What is needed
Give the listing again character for character, but drop the images.

Source excerpt
##############################
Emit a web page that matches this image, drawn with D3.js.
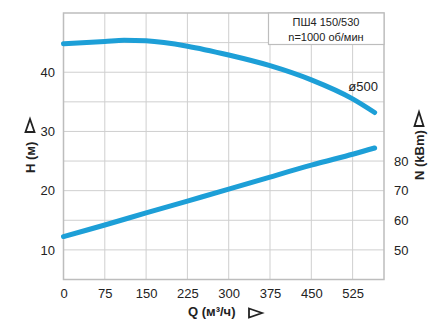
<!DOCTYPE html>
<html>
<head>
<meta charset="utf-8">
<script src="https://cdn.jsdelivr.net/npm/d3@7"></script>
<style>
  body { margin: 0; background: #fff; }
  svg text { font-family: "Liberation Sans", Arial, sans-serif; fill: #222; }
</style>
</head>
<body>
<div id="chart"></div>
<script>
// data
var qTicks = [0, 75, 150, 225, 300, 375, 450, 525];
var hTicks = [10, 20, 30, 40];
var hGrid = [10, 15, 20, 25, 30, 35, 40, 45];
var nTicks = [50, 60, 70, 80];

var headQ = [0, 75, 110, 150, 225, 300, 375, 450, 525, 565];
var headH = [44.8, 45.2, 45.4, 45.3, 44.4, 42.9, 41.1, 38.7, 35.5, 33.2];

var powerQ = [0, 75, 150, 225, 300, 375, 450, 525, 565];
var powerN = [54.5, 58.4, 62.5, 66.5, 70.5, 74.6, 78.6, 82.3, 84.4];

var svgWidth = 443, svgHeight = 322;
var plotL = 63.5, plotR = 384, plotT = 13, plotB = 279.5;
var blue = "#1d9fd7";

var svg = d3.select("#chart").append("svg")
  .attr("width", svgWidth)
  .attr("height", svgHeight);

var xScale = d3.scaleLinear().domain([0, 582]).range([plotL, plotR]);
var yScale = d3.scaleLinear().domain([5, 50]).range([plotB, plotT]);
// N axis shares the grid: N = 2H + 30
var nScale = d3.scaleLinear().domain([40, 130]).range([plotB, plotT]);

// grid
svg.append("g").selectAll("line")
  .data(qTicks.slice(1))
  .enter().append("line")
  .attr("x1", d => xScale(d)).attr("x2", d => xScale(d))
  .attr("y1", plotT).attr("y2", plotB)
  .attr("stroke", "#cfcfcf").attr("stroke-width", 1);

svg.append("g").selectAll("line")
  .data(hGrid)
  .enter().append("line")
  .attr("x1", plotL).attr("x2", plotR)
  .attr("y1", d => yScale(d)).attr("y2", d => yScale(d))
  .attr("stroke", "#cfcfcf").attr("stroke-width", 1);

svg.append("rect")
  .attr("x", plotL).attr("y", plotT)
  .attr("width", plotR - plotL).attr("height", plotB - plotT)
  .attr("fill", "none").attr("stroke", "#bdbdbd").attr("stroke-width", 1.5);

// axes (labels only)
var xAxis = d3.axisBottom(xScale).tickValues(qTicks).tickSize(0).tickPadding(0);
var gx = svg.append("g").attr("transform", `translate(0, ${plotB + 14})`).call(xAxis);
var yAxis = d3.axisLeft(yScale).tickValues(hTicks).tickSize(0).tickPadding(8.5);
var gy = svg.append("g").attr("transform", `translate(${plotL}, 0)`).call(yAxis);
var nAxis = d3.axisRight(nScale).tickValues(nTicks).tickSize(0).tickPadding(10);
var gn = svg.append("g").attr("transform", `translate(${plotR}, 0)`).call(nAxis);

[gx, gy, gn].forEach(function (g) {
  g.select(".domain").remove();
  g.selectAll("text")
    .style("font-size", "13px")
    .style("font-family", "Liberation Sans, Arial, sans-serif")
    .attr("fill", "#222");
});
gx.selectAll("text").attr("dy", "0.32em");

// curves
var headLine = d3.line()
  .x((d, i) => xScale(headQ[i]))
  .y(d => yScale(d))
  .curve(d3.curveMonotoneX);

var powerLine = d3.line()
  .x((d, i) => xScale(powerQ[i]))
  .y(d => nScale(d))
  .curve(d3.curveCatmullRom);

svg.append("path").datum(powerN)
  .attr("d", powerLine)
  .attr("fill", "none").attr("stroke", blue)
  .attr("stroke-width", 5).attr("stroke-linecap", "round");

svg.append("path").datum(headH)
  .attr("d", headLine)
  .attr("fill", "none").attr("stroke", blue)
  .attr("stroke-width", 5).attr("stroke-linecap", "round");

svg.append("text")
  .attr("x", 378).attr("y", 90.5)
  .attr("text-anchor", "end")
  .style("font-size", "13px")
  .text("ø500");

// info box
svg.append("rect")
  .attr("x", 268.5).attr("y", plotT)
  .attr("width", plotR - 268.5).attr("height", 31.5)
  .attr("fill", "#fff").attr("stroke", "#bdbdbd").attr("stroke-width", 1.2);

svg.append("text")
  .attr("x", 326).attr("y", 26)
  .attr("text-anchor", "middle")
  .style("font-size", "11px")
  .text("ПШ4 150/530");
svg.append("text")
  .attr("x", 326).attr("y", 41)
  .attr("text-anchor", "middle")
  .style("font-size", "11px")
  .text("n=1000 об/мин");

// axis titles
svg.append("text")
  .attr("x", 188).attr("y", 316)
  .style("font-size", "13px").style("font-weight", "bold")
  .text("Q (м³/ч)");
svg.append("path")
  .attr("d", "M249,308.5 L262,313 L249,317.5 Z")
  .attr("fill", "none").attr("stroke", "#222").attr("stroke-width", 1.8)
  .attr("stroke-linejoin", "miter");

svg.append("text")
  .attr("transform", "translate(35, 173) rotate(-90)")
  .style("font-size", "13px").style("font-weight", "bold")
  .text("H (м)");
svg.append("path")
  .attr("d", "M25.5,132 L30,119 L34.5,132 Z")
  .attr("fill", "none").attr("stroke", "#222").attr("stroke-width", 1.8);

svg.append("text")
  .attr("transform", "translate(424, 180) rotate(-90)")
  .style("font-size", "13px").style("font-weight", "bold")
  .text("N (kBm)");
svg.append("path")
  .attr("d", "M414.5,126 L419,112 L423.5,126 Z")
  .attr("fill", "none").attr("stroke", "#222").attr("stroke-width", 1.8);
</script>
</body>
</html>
##############################
Output of the task
Emit a web page that matches this image, drawn with D3.js.
<!DOCTYPE html>
<html>
<head>
<meta charset="utf-8">
<script src="https://cdn.jsdelivr.net/npm/d3@7"></script>
<style>
  body { margin: 0; background: #fff; }
  svg text { font-family: "Liberation Sans", Arial, sans-serif; fill: #222; }
</style>
</head>
<body>
<div id="chart"></div>
<script>
// data
var qTicks = [0, 75, 150, 225, 300, 375, 450, 525];
var hTicks = [10, 20, 30, 40];
var hGrid = [10, 15, 20, 25, 30, 35, 40, 45];
var nTicks = [50, 60, 70, 80];

var headQ = [0, 75, 110, 150, 225, 300, 375, 450, 525, 565];
var headH = [44.8, 45.2, 45.4, 45.3, 44.4, 42.9, 41.1, 38.7, 35.5, 33.2];

var powerQ = [0, 75, 150, 225, 300, 375, 450, 525, 565];
var powerN = [54.5, 58.4, 62.5, 66.5, 70.5, 74.6, 78.6, 82.3, 84.4];

var svgWidth = 443, svgHeight = 322;
var plotL = 63.5, plotR = 384, plotT = 13, plotB = 279.5;
var blue = "#1d9fd7";

var svg = d3.select("#chart").append("svg")
  .attr("width", svgWidth)
  .attr("height", svgHeight);

var xScale = d3.scaleLinear().domain([0, 582]).range([plotL, plotR]);
var yScale = d3.scaleLinear().domain([5, 50]).range([plotB, plotT]);
// N axis shares the grid: N = 2H + 30
var nScale = d3.scaleLinear().domain([40, 130]).range([plotB, plotT]);

// grid
svg.append("g").selectAll("line")
  .data(qTicks.slice(1))
  .enter().append("line")
  .attr("x1", d => xScale(d)).attr("x2", d => xScale(d))
  .attr("y1", plotT).attr("y2", plotB)
  .attr("stroke", "#cfcfcf").attr("stroke-width", 1);

svg.append("g").selectAll("line")
  .data(hGrid)
  .enter().append("line")
  .attr("x1", plotL).attr("x2", plotR)
  .attr("y1", d => yScale(d)).attr("y2", d => yScale(d))
  .attr("stroke", "#cfcfcf").attr("stroke-width", 1);

svg.append("rect")
  .attr("x", plotL).attr("y", plotT)
  .attr("width", plotR - plotL).attr("height", plotB - plotT)
  .attr("fill", "none").attr("stroke", "#bdbdbd").attr("stroke-width", 1.5);

// axes (labels only)
var xAxis = d3.axisBottom(xScale).tickValues(qTicks).tickSize(0).tickPadding(0);
var gx = svg.append("g").attr("transform", `translate(0, ${plotB + 14})`).call(xAxis);
var yAxis = d3.axisLeft(yScale).tickValues(hTicks).tickSize(0).tickPadding(8.5);
var gy = svg.append("g").attr("transform", `translate(${plotL}, 0)`).call(yAxis);
var nAxis = d3.axisRight(nScale).tickValues(nTicks).tickSize(0).tickPadding(10);
var gn = svg.append("g").attr("transform", `translate(${plotR}, 0)`).call(nAxis);

[gx, gy, gn].forEach(function (g) {
  g.select(".domain").remove();
  g.selectAll("text")
    .style("font-size", "13px")
    .style("font-family", "Liberation Sans, Arial, sans-serif")
    .attr("fill", "#222");
});
gx.selectAll("text").attr("dy", "0.32em");

// curves
var headLine = d3.line()
  .x((d, i) => xScale(headQ[i]))
  .y(d => yScale(d))
  .curve(d3.curveMonotoneX);

var powerLine = d3.line()
  .x((d, i) => xScale(powerQ[i]))
  .y(d => nScale(d))
  .curve(d3.curveCatmullRom);

svg.append("path").datum(powerN)
  .attr("d", powerLine)
  .attr("fill", "none").attr("stroke", blue)
  .attr("stroke-width", 5).attr("stroke-linecap", "round");

svg.append("path").datum(headH)
  .attr("d", headLine)
  .attr("fill", "none").attr("stroke", blue)
  .attr("stroke-width", 5).attr("stroke-linecap", "round");

svg.append("text")
  .attr("x", 378).attr("y", 90.5)
  .attr("text-anchor", "end")
  .style("font-size", "13px")
  .text("ø500");

// info box
svg.append("rect")
  .attr("x", 268.5).attr("y", plotT)
  .attr("width", plotR - 268.5).attr("height", 31.5)
  .attr("fill", "#fff").attr("stroke", "#bdbdbd").attr("stroke-width", 1.2);

svg.append("text")
  .attr("x", 326).attr("y", 26)
  .attr("text-anchor", "middle")
  .style("font-size", "11px")
  .text("ПШ4 150/530");
svg.append("text")
  .attr("x", 326).attr("y", 41)
  .attr("text-anchor", "middle")
  .style("font-size", "11px")
  .text("n=1000 об/мин");

// axis titles
svg.append("text")
  .attr("x", 188).attr("y", 316)
  .style("font-size", "13px").style("font-weight", "bold")
  .text("Q (м³/ч)");
svg.append("path")
  .attr("d", "M249,308.5 L262,313 L249,317.5 Z")
  .attr("fill", "none").attr("stroke", "#222").attr("stroke-width", 1.8)
  .attr("stroke-linejoin", "miter");

svg.append("text")
  .attr("transform", "translate(35, 173) rotate(-90)")
  .style("font-size", "13px").style("font-weight", "bold")
  .text("H (м)");
svg.append("path")
  .attr("d", "M25.5,132 L30,119 L34.5,132 Z")
  .attr("fill", "none").attr("stroke", "#222").attr("stroke-width", 1.8);

svg.append("text")
  .attr("transform", "translate(424, 180) rotate(-90)")
  .style("font-size", "13px").style("font-weight", "bold")
  .text("N (kBm)");
svg.append("path")
  .attr("d", "M414.5,126 L419,112 L423.5,126 Z")
  .attr("fill", "none").attr("stroke", "#222").attr("stroke-width", 1.8);
</script>
</body>
</html>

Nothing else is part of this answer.